Enter Lebron James, the greatest physical specimen to hit the NBA ever. This locomotive on legs has the body to bruise you, the IQ to execute and the skills to make defenders fall. To top it off, he now has his team, and that’s why these Cavs have been so good of late and will endure more success than any roster King James has ever been apart of. You see, while Lebron is throwing in a career low 5.2 value-over-replacement-player this season (compared with an average of 11.6 in Miami), his Cavs are ripping off decisive wins over the NBA’s hottest teams, most notably a 111-89 demolishing of the Grizzlies, the league’s third best team by record, and an absolute thrashing of the league’s best-record-team, that saw the King himself go for 42.
But even this doesn’t explain why these Cavs are going to win this title, and likely the next few, as much as JR Smith does. JR was practically booed out of New York. He chucked shots like few, he played no defense, didn’t seem to care and, in short, seemed to summarize the Knicks’ woes while he was there. Smith is now, without a doubt, playing what is absolutely the best basketball of his career. I mean that. He is putting up career highs in almost every form of efficiency stat imaginable and turned the ball over more times in the few weeks he was a Knick this season than in his entire stay in Cleveland. That’s absurd. What’s the change?
As I said before, enter Lebron James.

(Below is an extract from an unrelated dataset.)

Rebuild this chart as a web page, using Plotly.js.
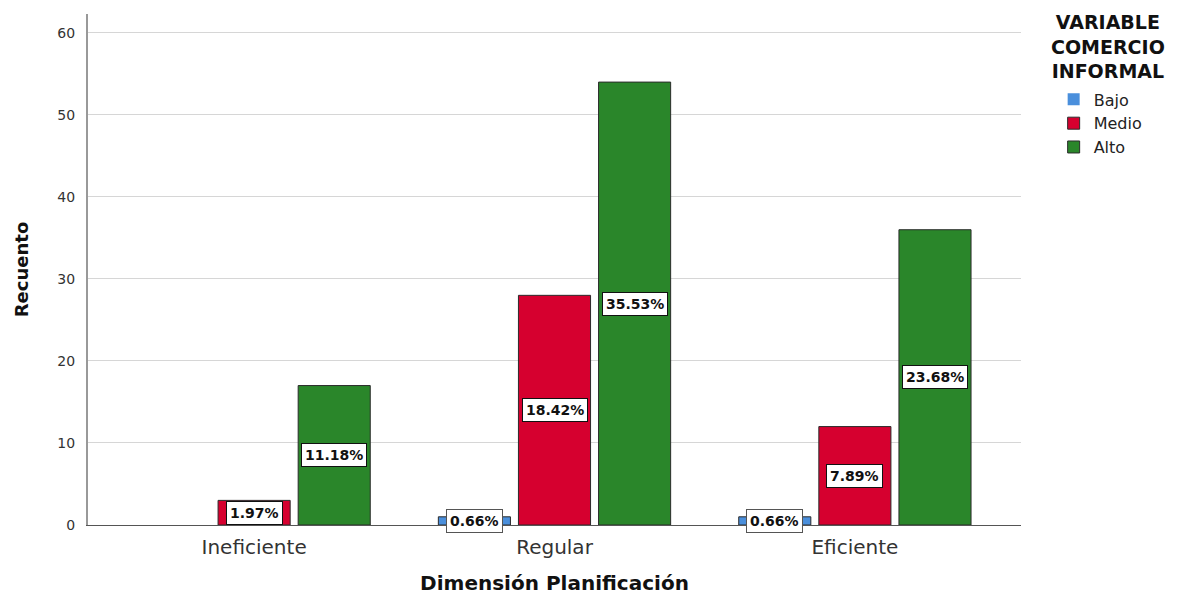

These Cavs are the hottest team in basketball because of the culture Lebron has established on a team that is not only talented, but entirely his own. His first go around in America’s most mediocre city saw Mo Williams as the saddest excuse for an elite team’s #2 guy I’ve ever seen, and Miami, though Lebron’s team, was Dwyane Wade’s city and Dwyane Wade’s locker room because, well, he was there first. This group of Cavaliers, however, is young, gifted (Kyrie is an absolute beast this season) and above all, completely subservient to the locker room of Lebron James. He has instilled confidence and a win-now mindset in this young group that is extremely comparable to MJ’s second tour in the Windy City. While they both parted the teams that drafted them for different reasons, they both returned and that’s all that matters. What I’m trying to say is, don’t let the statistics lie to you; Lebron is the most dominant player in basketball, playing the best basketball of his career on the team that jumps when he says jump. Air Jordan will tell you that this is the winning formula, unless you’re coming off of two major injuries and can’t take a hint.